Classic Rewatch

The Warriors

Warriors, come out to play-ayyy!

Walter Hill’s 1979 cult classic The Warriors was very much derided and misunderstood upon release, criticised for its dialogue, violence and romanticising gang life. Adapted from Sol Yurick’s novel, itself based on Ancient Greek tragedy Anabasis, the film follows the titular gang as they try to make it back to their Coney Island base through the eerily empty and hostile streets and subway systems of New York, all the while being hunted by rival (themed) gangs. The film had its advertising pulled after being linked to an upswing in gang related violence and vandalism and at least three killings, and Paramount released cinema owners from contractual obligations to show the film as well as offering to fund extra security for those that showed it. Regardless, the film was a box office success, and has gone through a positive critical re-evaluation. The Warriors is a thrilling and stylistically memorable film that could only have been made in the 1970s.

But did you know…

1) Walter Hill and actor Thomas G. Waites feuded on set (allegedly this started as Waites refused to accept Hill’s offer of a drink…) to the point that Hill decided to simply kill off Waites’ character to be done with him, demanding the stunt coordinator improvise a scene using a double. When the coordinator protested they needed weeks of prep, Hill stated, “I don’t give a shit how you kill him, kill him”. As a result Waites had his name removed from the credits.

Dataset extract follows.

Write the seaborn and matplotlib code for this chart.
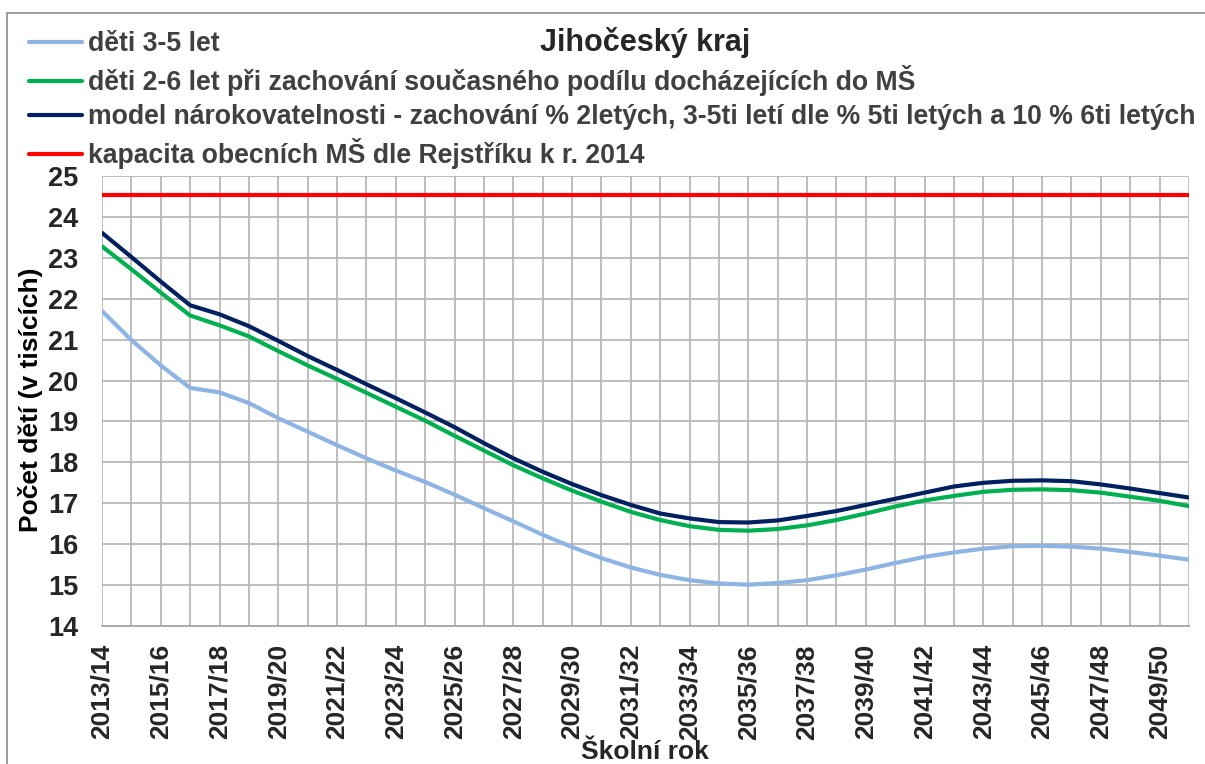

2) As is often the case with memorable lines, David Patrick Kelly improvised his “Waaaaarriors, come out to plaaaay” screech whilst clinking together bottles, stating that he was influenced by a man who would mock him earlier in his life.

3) Filmed on location in New York, the production had to hire a gang advisor to assist due to the real-life gangs of New York harassing the cast and crew. Producer Frank Marshall said “our gang adviser would tell us what gang was part of what neighborhood, whether it was a dangerous gang or not, and we tried to go where the friendly gangs were.”